6 Tbsp. unsalted butter, divided

Crumble the matzo into a fine mesh strainer set over a bowl. Put aside the crumbs in the bowl, and run cold water over the matzo pieces in the strainer for about ten seconds. You want the matzo softened. Stir the softened matzo, eggs, and salt into the crumbs in the bowl.

Melt 3 Tbsp. butter in a large skillet and pour in half the matzo mixture. Do not stir. Let it cook until the bottom is brown—about three or four minutes. Flip and again cook until bottom is brown. Remove to a warm platter, and repeat the process with the remaining mixture. Serve warm.

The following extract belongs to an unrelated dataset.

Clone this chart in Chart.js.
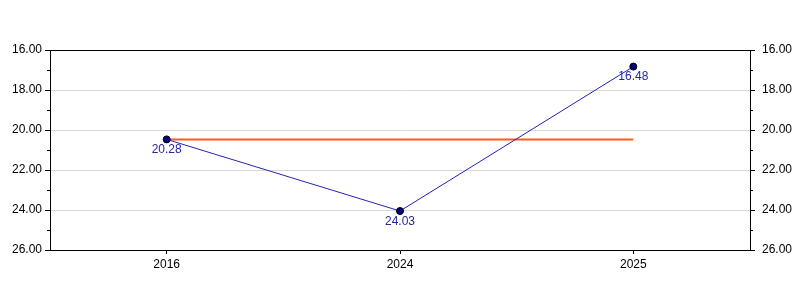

You can serve matzo brei sweet or savory. Sweet might be topped with jam or maple syrup or applesauce; for savory, either add sauteed onions into the mixture before cooking or top with chopped green onion. Either way serve the savory with sour cream.

Matzo crack

This tastes like really good English toffee.

4-5 matzo, lightly salted

2 stick unsalted butter

1 cup packed dark brown sugar

1 12. oz bag chocolate chips

1 cup chopped pecans

Sea salt

Line a jelly roll pan (my daughter is already saying, “What’s that?”—a rimmed baking sheet) with heavy duty foil, fold it up and over the edges. Then cover it with parchment paper.

Lay matzo on the pan, as evenly as possible

In a saucepan, combine butter and brown sugar and bring to a boil, stirring constantly. Once it boils, cook until thick and foamy, about three more minutes. Still stirring. Immediately pour over matzo, spreading with a metal spatula until it is even. Be very careful, because nothing burns worse than hot sugar. Bake at 375 for ten minutes—toffee should be bubbling and crackling.

Remove from oven and place on a cooling rack; immediately sprinkle chocolate chips as evenly as possible. Let them soften for a couple of minutes and then use spatula to distribute evenly. Sprinkle with pecans and sea salt. Refrigerate just until chocolate hardens, perhaps 30 minutes; if you refrigerate longer, it will turn to concrete.

Using foil as a sling, carry matzo crack to a cutting board and cut into small squares. This will take your big, heavy, sharp knife.

A lot of work, you say. Yes, but well worth it.

Happy holidays, whatever holiday you celebrate.